The G-20 summit in Rome gave President Recep Tayyip Erdoğan a platform to showcase his skills in leader-to-leader diplomacy. Having covered his trip personally, my sense is that his most important meetings were with U.S. President Joe Biden and French President Emmanuel Macron. While the first meeting hinted at reconciliation, the second was about continued competition. The fact that Erdoğan’s meeting with Biden went on for 70 minutes suggests that they discussed a broad range of issues in a “sincere and constructive” atmosphere.Their decision to establish a “joint mechanism” to manage the bilateral relationship, starting with security, defense, trade, counterterrorism and regional issues with an emphasis on NATO and strategic partnership, signaled that Turkey and the United States are both interested in repairing ties.
It is possible to argue that, going forward, managing existing problems and promoting closer cooperation will be among the priorities of both sides. Of course, that does not mean that rapid recovery is just around the corner. The many problems that accumulated since 2013 – including the Gülenist Terror Group (FETÖ) and YPG issues, the Halkbank case and the S-400 deal – won’t just vanish into thin air. One thing, however, is clear: Neither country wants a more turbulent relationship. They do not want problem areas to block negotiations. Rather, they wish to find new areas of cooperation if possible.
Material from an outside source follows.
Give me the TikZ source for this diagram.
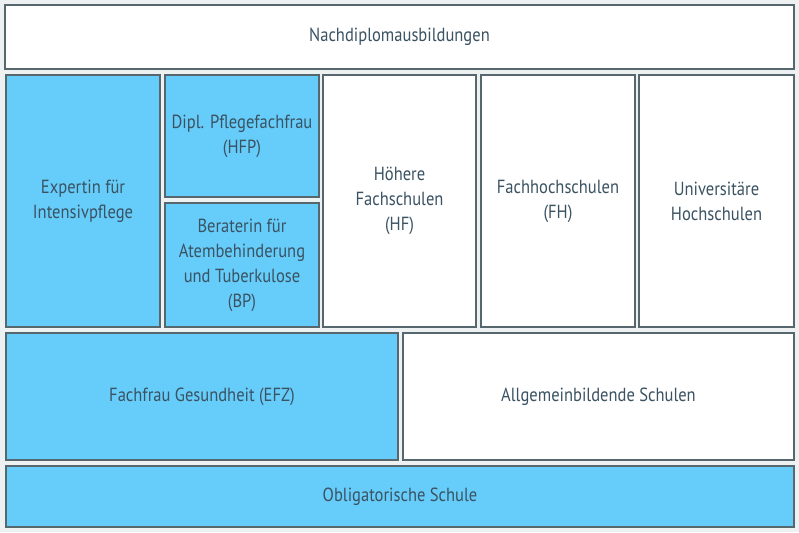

Afghanistan, Libya, Syria, the Eastern Mediterranean and increasing annual bilateral trade to $100 billion being included in the agenda attested to that fact. In a way, Erdoğan’s meeting with Biden represented a continuation of their conversation in Brussels. It is certainly a welcome development that tensions over the F-35 program have given way to the F-16 deal. Turkey and the United States could easily take fresh steps to work together in the area of defense if Biden persuades Congress as promised. That development, in turn, would have an impact on other areas, such as stopping the S-400 deal from setting the tone for the bilateral relationship.
Obviously, Biden will have to be determined to sell Congress on that plan. Erdoğan’s words to Biden – “I believe that you can do it and I see that you have the upper hand in this area right now” – signaled that the ball was in Washington’s court. It was also important for Erdoğan and Biden to talk about the YPG, the PKK terrorist organization's Syrian branch. The Turkish president made a reference to the Turkish-American alliance that inferred the current situation was unsustainable, hinting at the possibility of a cross-border security operation.
Indeed, PKK/YPG circles have been unhappy with Washington’s attitude for some time. Moreover, America’s retreat from Afghanistan raised serious questions about its future plans in Syria and Iraq. It is possible to argue that the current level of ambiguity could encourage the YPG to explore alternative avenues. Against that background, the possibility that Turkey could conduct a military operation in northern Syria terrifies YPG militants. After his meeting with Biden, the Turkish president said that “we agreed to work together on this issue, which represents one of Turkey’s priorities” and added that Biden “did not adopt a negative position” in that regard. Notably, Erdoğan stated that he did not expect the situation to “continue as is.” It would be hardly surprising for the Turkish president to make up his mind about the scope and timing of Turkey’s potential incursion into northern Syria, in light of his earlier meeting with Russia’s Vladimir Putin in Sochi and his most recent conversation with Biden in Rome.
On a separate note, Erdoğan and Macron talked about a broad range of issues and took note of their differences of opinion on issues like the Paris conference on Libya, the situation in the South Caucasus, Afghanistan and the sale of Rafale fighter jets to Greece. While Turkey is working closely with Germany regarding the situation in Libya, Macron is clearly attempting to steal the limelight by hosting that conference. Erdoğan’s position, however, is crystal clear: Turkey won’t attend if Greece, Israel and the Greek Cypriots have a seat at the table. Failing to get what he wants out of Erdoğan regarding Libya and the South Caucasus could encourage Macron to double down on his critique of Turkey and strike a populist tone on the campaign trail.